In the wake of the disclosed agreement, the price of Brent crude has contracted by an estimated twelve percent, a magnitude hitherto unseen since the resolution of the 2015 oil price slump, thereby eroding the revenue forecasts of Indian oil producers such as Hindustan Petroleum and Indian Oil Corporation, while simultaneously offering a modest reprieve to domestic consumers whose inflationary pressures have been exacerbated by previous fuel price escalations.
Concomitantly, the Dow Jones futures index has registered a gain of approximately 1.3 percent, a movement that has been mirrored in Indian equity derivatives, where the NIFTY futures have surged by close to nine hundred points, reflecting investor optimism predicated upon the expectation of reinstated shipping lanes through the Strait of Hormuz, a conduit essential for the importation of crude oil to Indian refineries.
Nonetheless, the optimism must be tempered by a sober assessment of the structural fragilities that remain embedded within the regulatory frameworks governing both international trade and domestic market conduct, as the erstwhile sanctions regime, though ostensibly lifted, may yet impose lingering compliance burdens upon Indian firms engaged in cross‑border transactions with entities previously designated as illicit.

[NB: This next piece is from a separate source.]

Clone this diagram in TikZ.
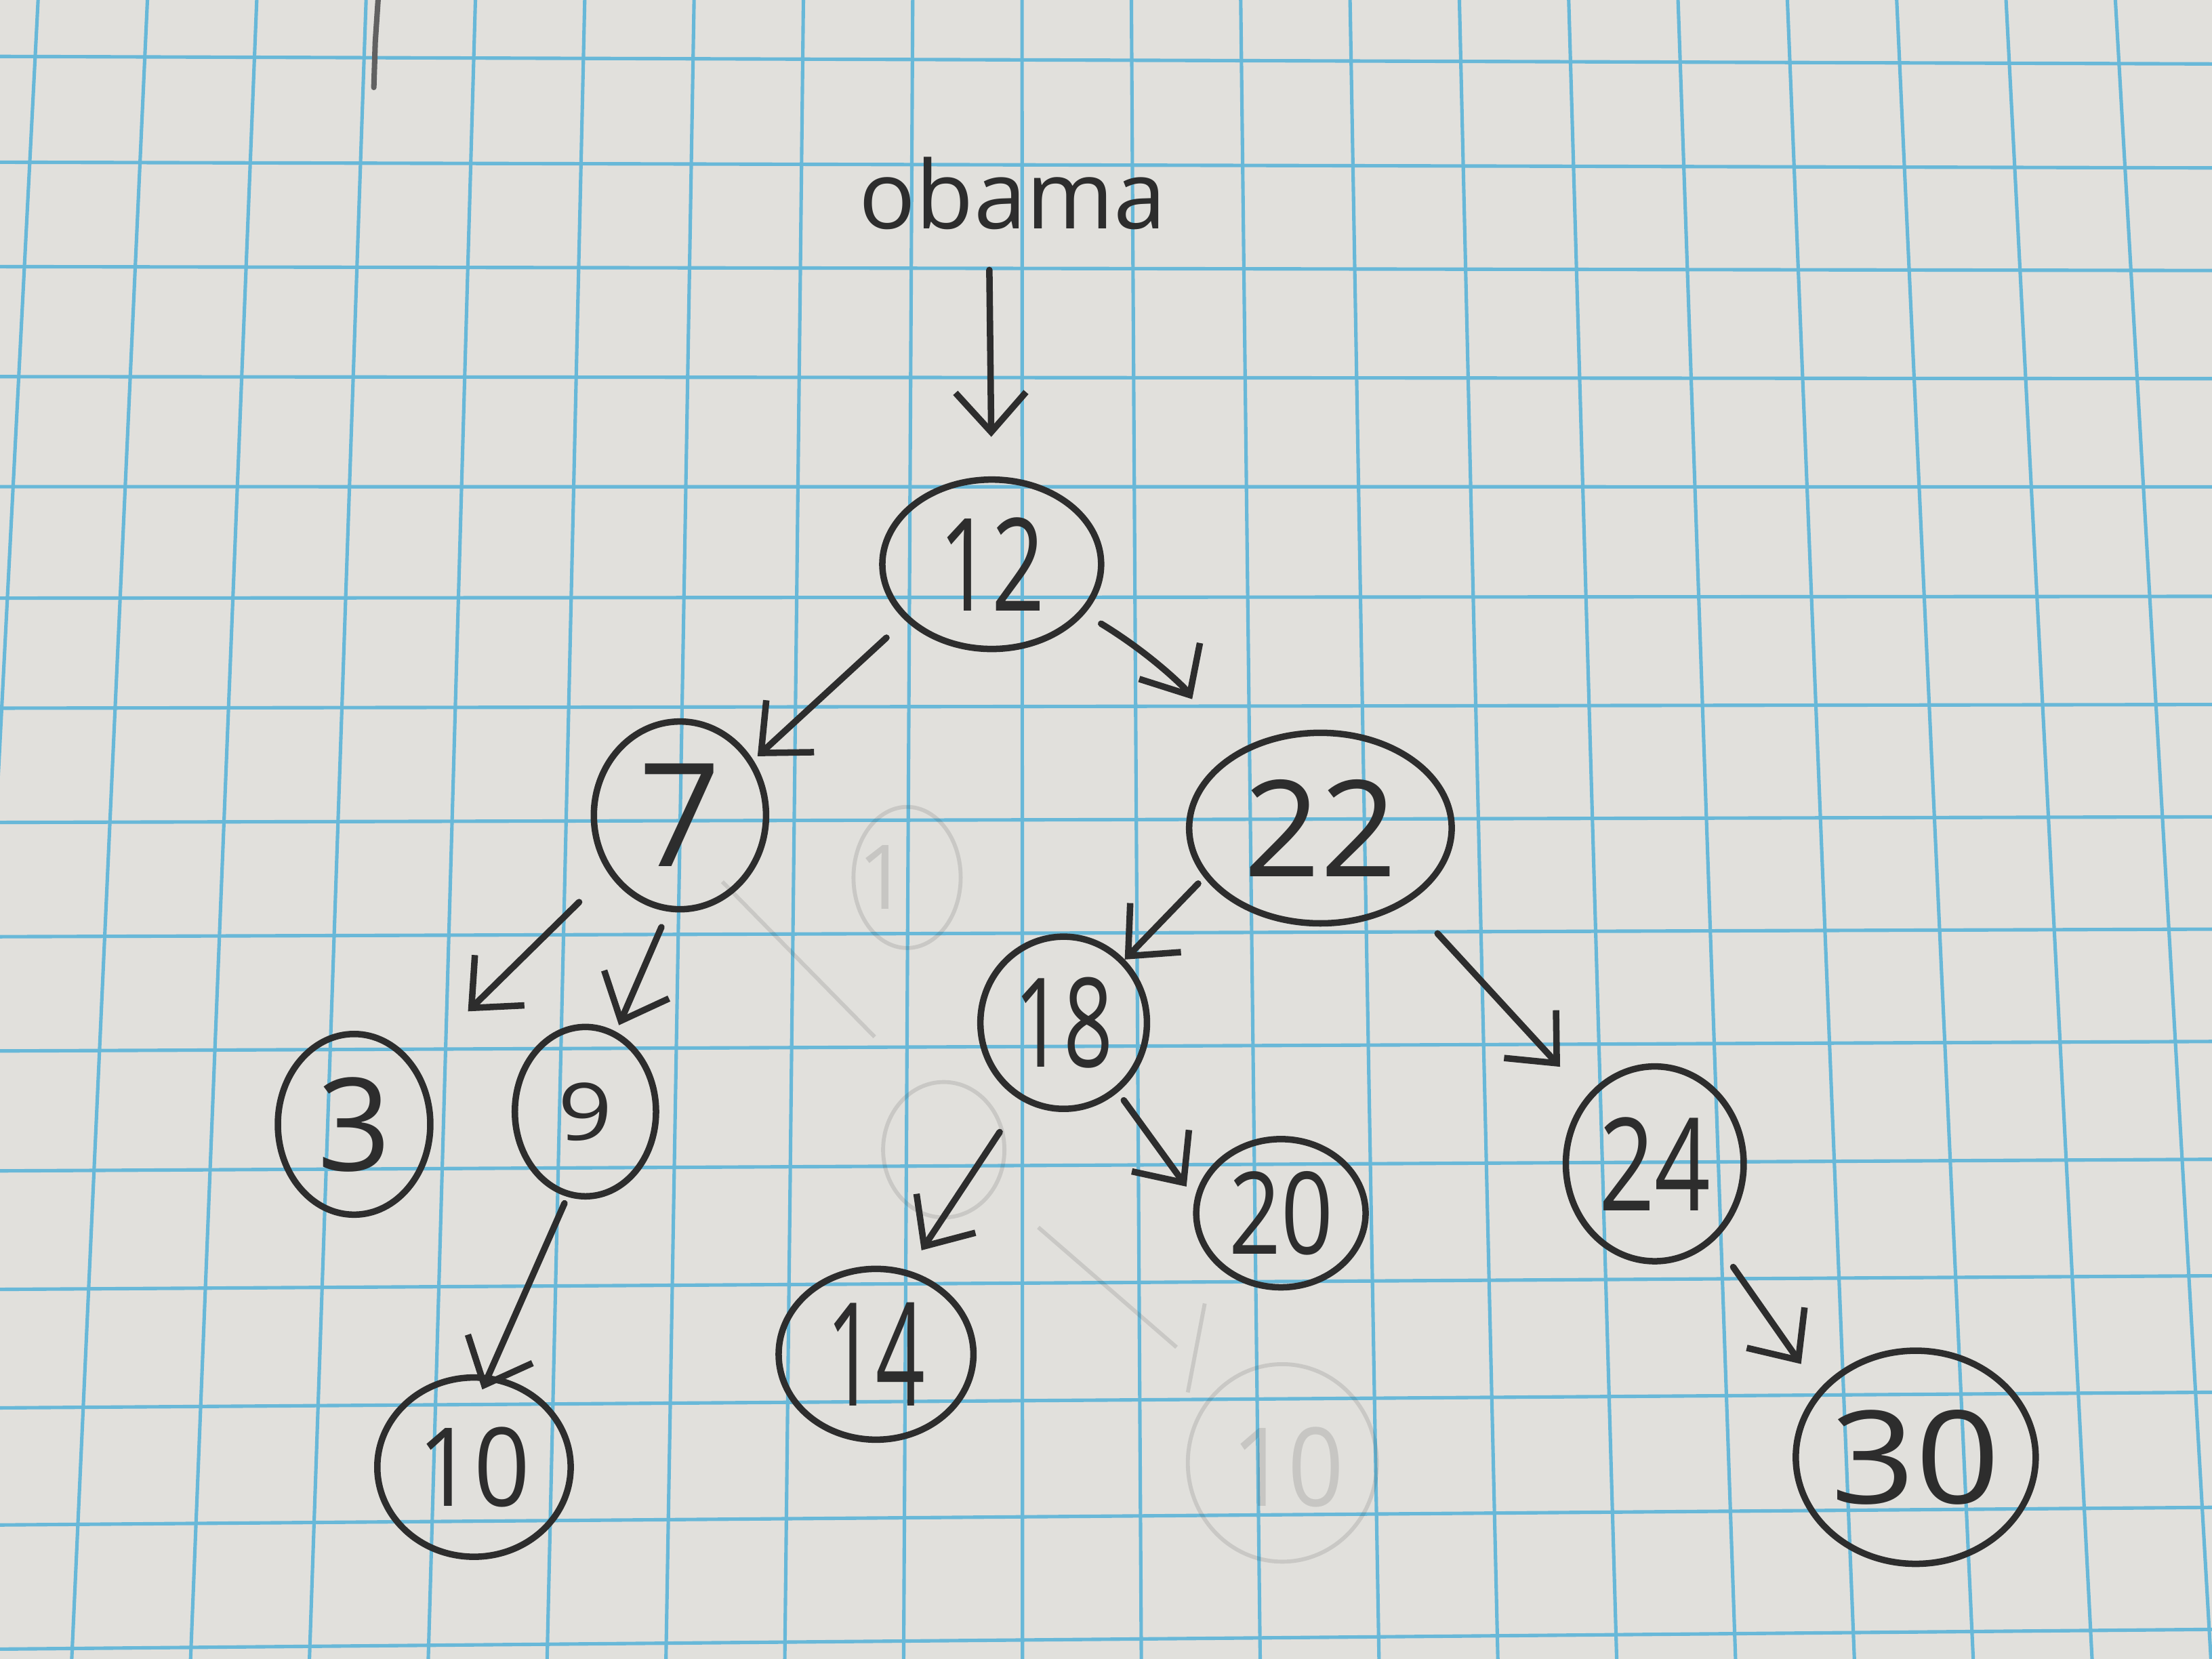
\documentclass[tikz,border=0pt]{standalone}
\usepackage{fontspec}
\setmainfont{Open Sans}
\usepackage{graphicx}
\usetikzlibrary{arrows.meta,shapes.geometric}
\definecolor{paper}{RGB}{225,224,220}
\definecolor{gridblue}{RGB}{104,184,216}
\definecolor{pencil}{RGB}{45,45,45}
\tikzset{
  nd/.style={draw=pencil, ellipse, line width=1.3pt, inner sep=0pt, text=pencil},
  arr/.style={draw=pencil, line width=1.3pt, line cap=round,
    -{Straight Barb[length=0.28cm, width=0.5cm, line width=1.3pt]}},
  gridline/.style={gridblue, line width=0.7pt},
  faint/.style={draw=pencil, draw opacity=0.13, line width=0.8pt},
  fainttext/.style={text=pencil, text opacity=0.14, inner sep=0pt},
}
\newcommand{\dg}[2][0.78]{\scalebox{#1}[1]{#2}}
\newcommand{\fs}[1]{\fontsize{#1}{#1}\selectfont}

\begin{document}
\begin{tikzpicture}[x=0.01cm, y=-0.01cm]
\fill[paper] (0,0) rectangle (1568,1176);
\useasboundingbox (0,0) rectangle (1568,1176);
\begin{scope}
  \clip (0,0) rectangle (1568,1176);
  \foreach \n in {-2,...,21} {
    \pgfmathsetmacro\xt{27+77.5*\n}
    \pgfmathsetmacro\xb{\xt+0.087*(\xt-721)}
    \draw[gridline] (\xt,0) -- (\xb,1176);
  }
  \foreach \yl in {40,115,189,267,345,424,502,583,664,745,830,914,998,1081,1169} {
    \pgfmathsetmacro\yr{\yl+6-\yl/58.5}
    \draw[gridline] (0,\yl) -- (1568,\yr);
  }
\end{scope}

% stray pencil mark top left
\draw[pencil!75, line width=1.1pt, line cap=round] (268,0) -- (266,30) -- (265,62);

% faint erased marks
\draw[faint] (643,622) ellipse (38 and 50);
\node[fainttext, font=\fs{18}] (f1) at (626,622) {1};
\draw[faint] (669,815) ellipse (43 and 48);
\draw[faint] (909,1037) ellipse (67 and 70);
\node[fainttext, font=\fs{22}] (f10) at (913,1040) {\dg[0.9]{10}};
\draw[faint] (512,625) -- (620,735);
\draw[faint] (736,870) -- (834,955);
\draw[faint] (854,924) -- (842,987);

% label
\node[anchor=base, text=pencil, inner sep=0pt, font=\fs{19}] (obama) at (718,162) {obama};

% tree nodes
\node[nd, minimum width=1.55cm, minimum height=1.20cm, font=\fs{26}] (n12) at (703,400) {\dg[0.72]{12}};
\node[nd, minimum width=1.22cm, minimum height=1.33cm, font=\fs{29}] (n7) at (482,578) {\dg[1]{7}};
\node[nd, minimum width=1.86cm, minimum height=1.35cm, font=\fs{27}] (n22) at (936,587) {\dg[1]{22}};
\node[nd, minimum width=1.08cm, minimum height=1.28cm, font=\fs{26}] (n3) at (251,797) {\dg[1]{3}};
\node[nd, minimum width=1.00cm, minimum height=1.20cm, font=\fs{16}] (n9) at (415,788) {\dg[1.2]{9}};
\node[nd, minimum width=1.37cm, minimum height=1.27cm, font=\fs{22}] (n10) at (336,1040) {\dg[0.9]{10}};
\node[nd, minimum width=1.18cm, minimum height=1.22cm, font=\fs{25}] (n18) at (754,725) {\dg[0.7]{18}};
\node[nd, minimum width=1.20cm, minimum height=1.05cm, font=\fs{23}] (n20) at (908,860) {\dg[0.8]{20}};
\node[nd, minimum width=1.38cm, minimum height=1.21cm, font=\fs{29}] (n14) at (621,960) {\dg[0.6]{14}};
\node[nd, minimum width=1.26cm, minimum height=1.38cm, font=\fs{26}] (n24) at (1173,825) {\dg[0.76]{24}};
\node[nd, minimum width=1.66cm, minimum height=1.51cm, font=\fs{26}] (n30) at (1358,1033) {\dg[1.15]{30}};

% connectors
\draw[arr, shorten <=0.28cm, shorten >=0.28cm] ([xshift=-0.17cm]obama.south) -- (n12.north);
\draw[arr, shorten <=0.18cm, shorten >=0.04cm] (n12.213) -- (n7.37);
\draw[arr, shorten <=0.135cm, shorten >=0.48cm] (n12.332) to[bend left=14] (n22.143);
\draw[arr, shorten <=0.29cm, shorten >=0.53cm] (n7.219) -- (n3.45);
\draw[arr, shorten <=0.12cm, shorten >=0.05cm] (n7.263) -- (n9.69);
\draw[arr, shorten <=0.05cm, shorten >=-0.11cm] (n9.258) -- (n10.81);
\draw[arr, shorten <=0.06cm] (n22.203) -- (n18.46);
\draw[arr, shorten <=0.30cm, shorten >=0.28cm] (n22.320) -- (n24.135);
\draw[arr, shorten <=0.27cm, shorten >=0.17cm] (n18.241) -- (n14.69);
\draw[arr, shorten <=0.07cm, shorten >=0.10cm] (n18.308) -- (n20.170);
\draw[arr, shorten <=0.23cm, shorten >=0.22cm] (n24.308) -- (n30.145);
\end{tikzpicture}
\end{document}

The Department of Financial Services, together with the Securities and Exchange Board of India, is therefore confronted with the imperative to ensure that disclosure standards regarding exposure to Middle Eastern oil contracts are upheld, lest the market be misled by superficial price movements that obfuscate underlying credit and counterparty risks, a scenario that would not be unprecedented given historical precedents of regulatory inertia.
From the perspective of employment, the anticipated revival of shipping activity through the Hormuz corridor could engender a modest uplift in ancillary services, including port operations and logistics providers along the western coast of India, yet the magnitude of such benefits remains contingent upon the speed with which maritime insurers and certification bodies adapt to the new geopolitical reality, a process historically beset by protracted deliberations.
Moreover, the fiscal prudence of the Indian government must be interrogated in light of potential revenue shortfalls for petro‑state enterprises, which contribute significantly to the Union Budget, thereby compelling policymakers to contemplate whether supplementary subsidies or tax adjustments will be deemed necessary to forestall any adverse impact upon the broader public finance apparatus.
In closing, one must ask whether the current regulatory apparatus possesses sufficient agility to monitor and enforce compliance with evolving sanctions regimes, whether corporate governance mechanisms within Indian oil conglomerates are robust enough to disclose material risks arising from abrupt geopolitical shifts, whether market participants are afforded transparent information sufficient to assess the true cost‑benefit of renewed shipping routes, whether the public exchequer will be compelled to intervene through fiscal measures that may burden taxpayers, whether labor protections for workers in the maritime supply chain are adequately safeguarded against the vicissitudes of international diplomacy, and whether the judiciary will be called upon to adjudicate disputes engendered by ambiguous treaty interpretations that may arise from this ostensibly historic accord?